La loi a prévu des sanctions pour ceux qui ne produisent pas leurs comptes de gestion à temps et pour ceux qui ne le font pas du tout. Pour le premier groupe, il y a des amendes qui se calculent sur la base du montant de l’indemnité de responsabilité qui et divisé par deux et ensuite multiplié par le nombre de mois de retard. Pour ceux qui ne déposent pas leurs comptes, la Chambre des comptes à tous les moyens pour contrôler ces comptes qui n’ont pas été déposés. Parmi ces moyens, nous avons les descentes sur le terrain. Lorsque nous faisons ces descentes sur le terrain et que nous sommes en possession du compte administratif, nous y retrouvons toutes les dépenses qui ont été payées par le comptable et nous lui imputons le paiement de tout ceci.

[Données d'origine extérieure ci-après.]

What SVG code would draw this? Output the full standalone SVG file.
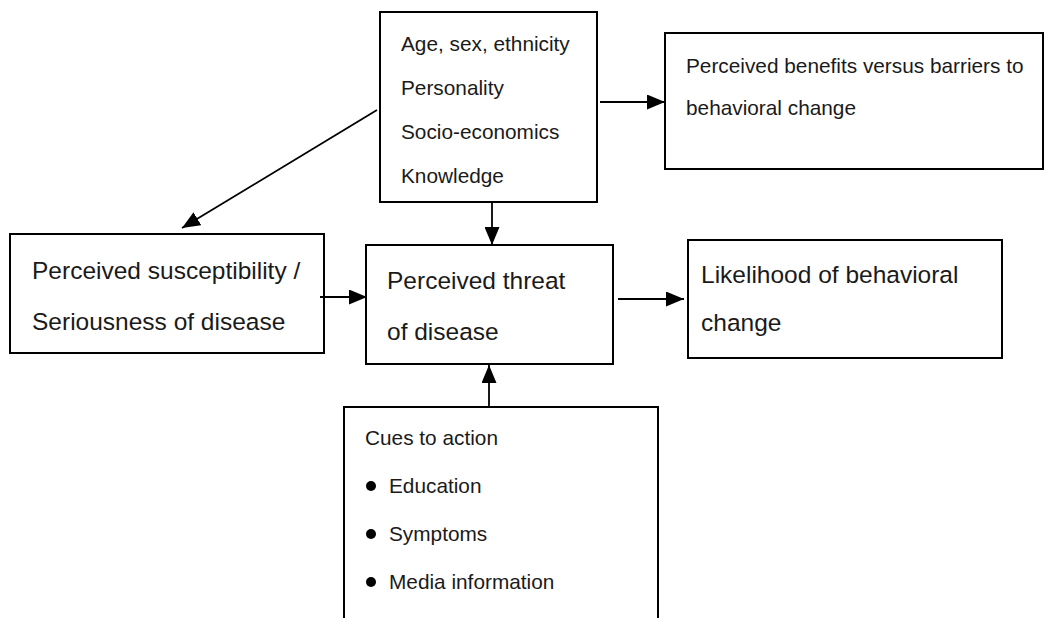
<svg xmlns="http://www.w3.org/2000/svg" width="1045" height="618" viewBox="0 0 1045 618">
<style>
.box{fill:#fff;stroke:#000;stroke-width:2}
.t{font-family:"Liberation Sans",Arial,sans-serif;fill:#1a1a1a}
.s{font-size:20.8px}
.l{font-size:24.5px}
.c{stroke:#000;stroke-width:1.8;fill:none}
</style>
<defs>
<marker id="ah" markerUnits="userSpaceOnUse" markerWidth="18" markerHeight="15" refX="18" refY="7.5" orient="auto">
<path d="M0,0 L18,7.5 L0,15 z" fill="#000"/>
</marker>
</defs>
<rect width="1045" height="618" fill="#fff"/>
<g id="factors">
<rect class="box" x="380" y="12" width="217" height="190"/>
<text class="t s" x="401" y="51">Age, sex, ethnicity</text>
<text class="t s" x="401" y="95">Personality</text>
<text class="t s" x="401" y="139">Socio-economics</text>
<text class="t s" x="401" y="183">Knowledge</text>
</g>
<g id="benefits">
<rect class="box" x="665" y="33" width="378" height="136"/>
<text class="t s" x="686" y="73">Perceived benefits versus barriers to</text>
<text class="t s" x="686" y="115">behavioral change</text>
</g>
<g id="susceptibility">
<rect class="box" x="10" y="234" width="314" height="119"/>
<text class="t l" x="32" y="279">Perceived susceptibility /</text>
<text class="t l" x="32" y="330">Seriousness of disease</text>
</g>
<g id="threat">
<rect class="box" x="366" y="245" width="247" height="119"/>
<text class="t l" x="387" y="289">Perceived threat</text>
<text class="t l" x="387" y="340">of disease</text>
</g>
<g id="likelihood">
<rect class="box" x="688" y="240" width="314" height="118"/>
<text class="t l" x="701" y="283">Likelihood of behavioral</text>
<text class="t l" x="701" y="331">change</text>
</g>
<g id="cues">
<rect class="box" x="344" y="407" width="314" height="230"/>
<text class="t s" x="365" y="445">Cues to action</text>
<circle cx="371" cy="486" r="5" fill="#000"/>
<text class="t s" x="389" y="493">Education</text>
<circle cx="371" cy="534" r="5" fill="#000"/>
<text class="t s" x="389" y="541">Symptoms</text>
<circle cx="371" cy="582" r="5" fill="#000"/>
<text class="t s" x="389" y="589">Media information</text>
</g>
<g id="connectors">
<line class="c" x1="600" y1="102" x2="665" y2="102" marker-end="url(#ah)"/>
<line class="c" x1="377" y1="110" x2="182" y2="228" marker-end="url(#ah)"/>
<line class="c" x1="492" y1="202" x2="492" y2="245" marker-end="url(#ah)"/>
<line class="c" x1="320" y1="297" x2="367" y2="297" marker-end="url(#ah)"/>
<line class="c" x1="618" y1="299" x2="684" y2="299" marker-end="url(#ah)"/>
<line class="c" x1="489" y1="407" x2="489" y2="365" marker-end="url(#ah)"/>
</g>
</svg>
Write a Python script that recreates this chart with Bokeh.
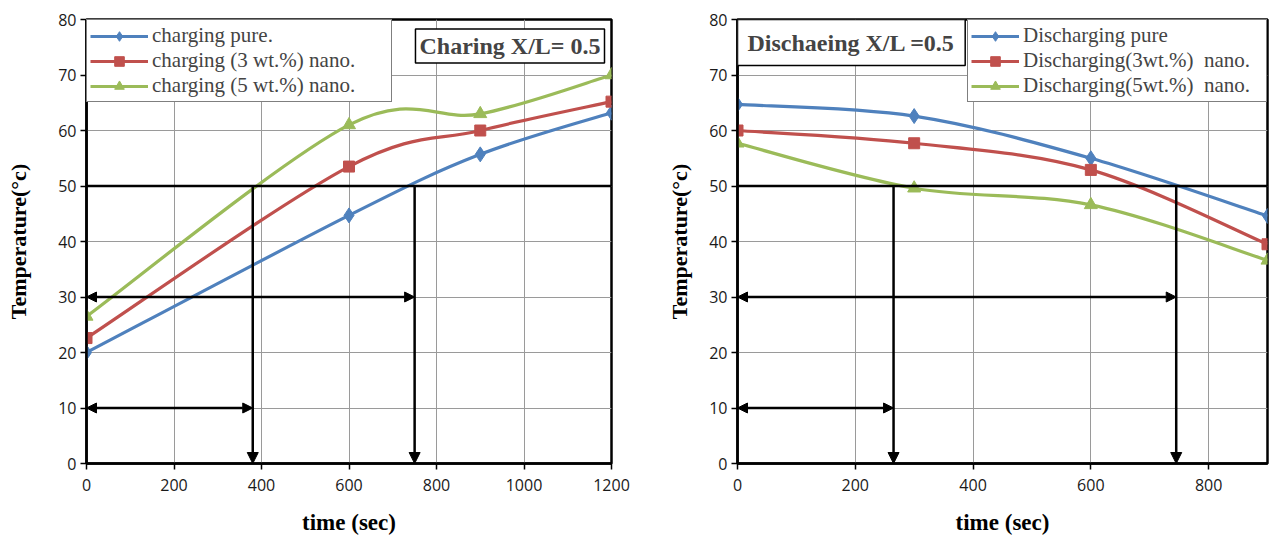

C’est pourquoi il est mieux pour eux de produire leurs comptes parce que lorsqu’il y a des descentes sur le terrain, ça devient plus délicat. Il y aura un rapport non seulement pour la Chambre des comptes, mais un autre qui sera adressé au procureur de la République qui à son tour va saisir le ministre de la Justice en vue d’une procédure pénale.